Spoonshot feeds data from more than 28,000 sources into its Food Brain database. A team of culinary experts work with engineers to codify their knowledge and input it into the algorithm, enabling Food Brain to draw connections between seemingly disparate data points using the domain of food science.
Codifying that expertise to unify data can spark answers to questions users never even thought to ask, or as Mr. Vasani called it, “unintuitive intelligence.”
As an example, he imagined several events occurring on the same day: A celebrity chef posts a new dish to Twitter, a startup launches its first product and an academic journal publishes research on novel food processing technologies.
“Each of those could be understood and reported back to users on their own,” Mr. Vasani said. “What’s powerful about Food Brain is that it finds the signals in all that noise. It’s doing computation on a high scale, evaluating the context of every user and giving you insights based on everything that’s happening.”
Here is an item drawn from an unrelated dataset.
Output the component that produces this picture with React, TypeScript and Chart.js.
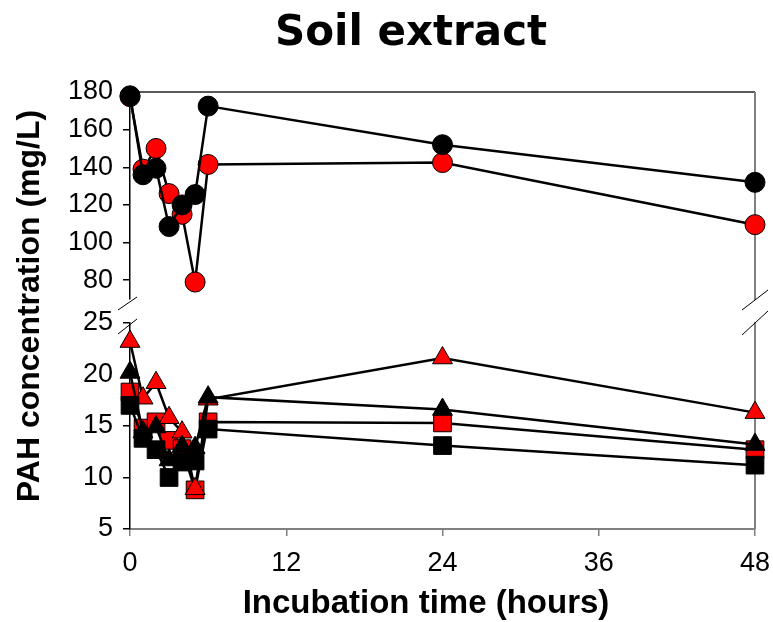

PepsiCo, Unilever, Mars, Danone, Campbell Soup, TreeHouse Foods and Kraft Heinz are among the growing list of CPG companies using AI to shape their innovation pipelines. Suppliers like Cargill and Givaudan also are using AI to identify ingredients and flavors they can sell to manufacturers.
Freshly, a meal kit company owned by Nestle, used Tastewise’s platform to research consumer relationships to comfort food and global cuisine. AI-generated insights sparked the launch of a golden chicken with apricots dish, one of the first Freshly meals to introduce international flavors.
“The success of the dish was in large part due to Tastewise insights and being able to use the tool to find a balance between newer flavors/ingredients and sides, flavors and ingredients that we could pair with them that would make the dish more approachable,” said Rachel Waynberg, a meal innovation leader at Freshly. “What used to take three days of painstaking research took three hours of data-driven analysis.”
Trend predictions and consumer insights are two common uses for Spoonshot’s platform. Companies also use Food Brain for ad-hoc research, identifying strategic innovation opportunities as well as specific product concept recommendations.
“Some people are on an open-ended journey of discovery,” Mr. Vasani said. “Others come with more tactical questions, like ‘What flavor should we do next?’ or ‘Who is our top competitor for this SKU, which one is winning and why?’ Not a month goes by that I don’t hear about a new use case.”
Applications for AI in front-end innovation are still evolving, and the technology shapes only a small portion of products today. Mr. Vasani estimated just 5% of new food and beverage products incorporate AI insights at the decision stage.
"There are approximately 20,000 product launches every year in America," he said. “If you buy in to the story that anywhere from 50% to 85% of new product launches fail within six months, then the amount of resource waste and inefficiency is a big problem for the industry."
AI is helping companies identify whitespace and bring on-trend products to market faster. It’s also offering a higher degree of confidence about how consumers will respond to a new product and how it will perform among specific groups.
New York-based Analytical Flavor Systems (AFS) uses AI to model perceptions of flavor and texture. The company quantifies sensory adjectives and consumer language, drawing on a diverse collection of products and consumers from around the world to train its Gastrograph tool. Just 10 to 15 tasters need to review a product for Gastrograph to predict how any other consumer demographic will respond to it.
AFS last year partnered with Ajinomoto Co. for a blind study comparing its predictions with those generated through conventional research methods. Gastrograph used a dozen tasters in Japan to predict consumer perceptions and preferences across different demographic groups in China. Meanwhile, an independent research firm in China conducted central location testing (CLT), surveying hundreds of consumers about the same product.
“Although CPG brands have relied on time-consuming CLT data, our first publicly available validation study showed what we already knew: AI can predict consumer tastes far faster, and even more accurately,” said Jason Cohen, founder and CEO of AFS.
The AI platform exceeded researchers’ expectations by delivering accurate predictions in less than two weeks, added Hiroya Kawasaki, associate general manager at Ajinomoto’s Institute of Food Sciences and Technologies. The CLT test took two months to complete, making Gastrograph “at least an order of magnitude faster than existing empirical methods,” he said.